Problem: Print, exactly as given, each line of the data from the line containing "Give me the TikZ source for this diagram." up to and including its last line.

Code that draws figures
==*==

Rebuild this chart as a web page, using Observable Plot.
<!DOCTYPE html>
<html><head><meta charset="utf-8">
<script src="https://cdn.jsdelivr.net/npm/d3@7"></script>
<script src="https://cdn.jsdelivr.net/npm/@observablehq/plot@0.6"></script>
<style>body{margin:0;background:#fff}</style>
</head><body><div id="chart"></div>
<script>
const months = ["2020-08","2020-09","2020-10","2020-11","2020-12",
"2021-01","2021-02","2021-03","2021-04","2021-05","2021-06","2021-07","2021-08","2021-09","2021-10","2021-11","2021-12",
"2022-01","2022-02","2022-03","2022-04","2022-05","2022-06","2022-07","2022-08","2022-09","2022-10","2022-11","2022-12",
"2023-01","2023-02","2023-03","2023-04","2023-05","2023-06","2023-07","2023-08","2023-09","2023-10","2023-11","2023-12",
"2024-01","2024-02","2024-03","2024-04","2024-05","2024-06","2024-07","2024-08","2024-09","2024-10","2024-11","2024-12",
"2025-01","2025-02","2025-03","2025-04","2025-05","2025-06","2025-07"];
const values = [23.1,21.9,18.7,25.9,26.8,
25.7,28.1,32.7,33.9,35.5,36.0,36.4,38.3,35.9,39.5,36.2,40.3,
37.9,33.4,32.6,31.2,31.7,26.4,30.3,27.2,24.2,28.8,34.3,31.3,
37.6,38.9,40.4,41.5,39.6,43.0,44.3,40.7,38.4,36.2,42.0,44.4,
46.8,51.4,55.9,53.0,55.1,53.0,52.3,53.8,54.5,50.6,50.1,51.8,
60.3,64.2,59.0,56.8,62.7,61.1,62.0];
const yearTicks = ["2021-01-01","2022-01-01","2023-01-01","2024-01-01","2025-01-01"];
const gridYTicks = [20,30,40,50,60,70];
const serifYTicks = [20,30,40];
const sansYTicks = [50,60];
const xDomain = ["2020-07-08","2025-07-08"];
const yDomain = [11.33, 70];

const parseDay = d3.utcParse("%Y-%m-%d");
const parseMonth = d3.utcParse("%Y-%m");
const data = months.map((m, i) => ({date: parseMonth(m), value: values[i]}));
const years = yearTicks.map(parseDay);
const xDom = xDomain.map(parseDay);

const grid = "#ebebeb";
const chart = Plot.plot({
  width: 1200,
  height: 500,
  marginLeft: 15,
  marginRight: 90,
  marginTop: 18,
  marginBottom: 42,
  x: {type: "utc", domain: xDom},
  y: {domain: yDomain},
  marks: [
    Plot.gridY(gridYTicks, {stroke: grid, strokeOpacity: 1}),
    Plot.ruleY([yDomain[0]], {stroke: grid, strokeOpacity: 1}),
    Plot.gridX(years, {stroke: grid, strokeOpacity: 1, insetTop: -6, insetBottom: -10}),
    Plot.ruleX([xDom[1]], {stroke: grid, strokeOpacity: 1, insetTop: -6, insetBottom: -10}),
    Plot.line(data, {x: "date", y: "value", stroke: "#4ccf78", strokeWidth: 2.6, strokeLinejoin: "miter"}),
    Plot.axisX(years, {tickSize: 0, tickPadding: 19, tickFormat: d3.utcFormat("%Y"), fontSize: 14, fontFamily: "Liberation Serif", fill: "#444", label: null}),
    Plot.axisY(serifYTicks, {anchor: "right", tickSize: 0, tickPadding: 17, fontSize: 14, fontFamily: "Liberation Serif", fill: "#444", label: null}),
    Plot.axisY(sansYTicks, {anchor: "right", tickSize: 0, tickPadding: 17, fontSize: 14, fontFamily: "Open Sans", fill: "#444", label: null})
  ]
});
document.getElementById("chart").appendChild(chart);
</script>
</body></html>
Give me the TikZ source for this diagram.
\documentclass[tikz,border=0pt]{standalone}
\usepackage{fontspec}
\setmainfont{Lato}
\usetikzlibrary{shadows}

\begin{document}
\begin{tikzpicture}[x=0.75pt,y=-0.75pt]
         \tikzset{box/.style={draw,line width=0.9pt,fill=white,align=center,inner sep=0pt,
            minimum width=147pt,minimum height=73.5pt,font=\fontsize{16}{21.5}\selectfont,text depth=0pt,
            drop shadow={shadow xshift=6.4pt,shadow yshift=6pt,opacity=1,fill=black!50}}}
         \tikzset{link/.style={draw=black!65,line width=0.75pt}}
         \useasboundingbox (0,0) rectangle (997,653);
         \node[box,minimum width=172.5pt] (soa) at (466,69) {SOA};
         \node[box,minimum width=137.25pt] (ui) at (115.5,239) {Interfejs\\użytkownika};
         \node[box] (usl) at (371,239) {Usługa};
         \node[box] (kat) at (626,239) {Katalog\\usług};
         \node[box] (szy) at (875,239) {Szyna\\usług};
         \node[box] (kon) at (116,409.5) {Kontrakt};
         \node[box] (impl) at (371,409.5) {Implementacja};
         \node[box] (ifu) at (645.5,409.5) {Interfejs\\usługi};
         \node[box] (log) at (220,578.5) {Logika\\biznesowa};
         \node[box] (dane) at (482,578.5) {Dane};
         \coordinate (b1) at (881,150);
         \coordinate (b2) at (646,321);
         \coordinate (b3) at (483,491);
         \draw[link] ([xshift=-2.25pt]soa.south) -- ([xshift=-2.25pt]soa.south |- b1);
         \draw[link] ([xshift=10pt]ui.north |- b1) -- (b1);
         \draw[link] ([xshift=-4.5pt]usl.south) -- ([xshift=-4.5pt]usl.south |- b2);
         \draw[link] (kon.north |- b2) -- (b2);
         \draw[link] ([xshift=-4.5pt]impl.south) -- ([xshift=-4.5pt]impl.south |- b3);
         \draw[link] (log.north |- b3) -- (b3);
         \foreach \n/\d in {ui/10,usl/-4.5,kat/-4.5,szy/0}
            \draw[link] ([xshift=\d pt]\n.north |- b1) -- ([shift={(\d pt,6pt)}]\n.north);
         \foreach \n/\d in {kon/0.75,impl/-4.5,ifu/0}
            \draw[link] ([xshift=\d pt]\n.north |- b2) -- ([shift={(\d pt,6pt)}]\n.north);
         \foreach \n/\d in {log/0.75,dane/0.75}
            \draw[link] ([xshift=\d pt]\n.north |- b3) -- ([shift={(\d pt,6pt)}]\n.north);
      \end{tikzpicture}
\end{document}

==*==

The solution:
Give me the TikZ source for this diagram.
\documentclass[tikz,border=0pt]{standalone}
\usepackage{fontspec}
\setmainfont{Lato}
\usetikzlibrary{shadows}

\begin{document}
\begin{tikzpicture}[x=0.75pt,y=-0.75pt]
         \tikzset{box/.style={draw,line width=0.9pt,fill=white,align=center,inner sep=0pt,
            minimum width=147pt,minimum height=73.5pt,font=\fontsize{16}{21.5}\selectfont,text depth=0pt,
            drop shadow={shadow xshift=6.4pt,shadow yshift=6pt,opacity=1,fill=black!50}}}
         \tikzset{link/.style={draw=black!65,line width=0.75pt}}
         \useasboundingbox (0,0) rectangle (997,653);
         \node[box,minimum width=172.5pt] (soa) at (466,69) {SOA};
         \node[box,minimum width=137.25pt] (ui) at (115.5,239) {Interfejs\\użytkownika};
         \node[box] (usl) at (371,239) {Usługa};
         \node[box] (kat) at (626,239) {Katalog\\usług};
         \node[box] (szy) at (875,239) {Szyna\\usług};
         \node[box] (kon) at (116,409.5) {Kontrakt};
         \node[box] (impl) at (371,409.5) {Implementacja};
         \node[box] (ifu) at (645.5,409.5) {Interfejs\\usługi};
         \node[box] (log) at (220,578.5) {Logika\\biznesowa};
         \node[box] (dane) at (482,578.5) {Dane};
         \coordinate (b1) at (881,150);
         \coordinate (b2) at (646,321);
         \coordinate (b3) at (483,491);
         \draw[link] ([xshift=-2.25pt]soa.south) -- ([xshift=-2.25pt]soa.south |- b1);
         \draw[link] ([xshift=10pt]ui.north |- b1) -- (b1);
         \draw[link] ([xshift=-4.5pt]usl.south) -- ([xshift=-4.5pt]usl.south |- b2);
         \draw[link] (kon.north |- b2) -- (b2);
         \draw[link] ([xshift=-4.5pt]impl.south) -- ([xshift=-4.5pt]impl.south |- b3);
         \draw[link] (log.north |- b3) -- (b3);
         \foreach \n/\d in {ui/10,usl/-4.5,kat/-4.5,szy/0}
            \draw[link] ([xshift=\d pt]\n.north |- b1) -- ([shift={(\d pt,6pt)}]\n.north);
         \foreach \n/\d in {kon/0.75,impl/-4.5,ifu/0}
            \draw[link] ([xshift=\d pt]\n.north |- b2) -- ([shift={(\d pt,6pt)}]\n.north);
         \foreach \n/\d in {log/0.75,dane/0.75}
            \draw[link] ([xshift=\d pt]\n.north |- b3) -- ([shift={(\d pt,6pt)}]\n.north);
      \end{tikzpicture}
\end{document}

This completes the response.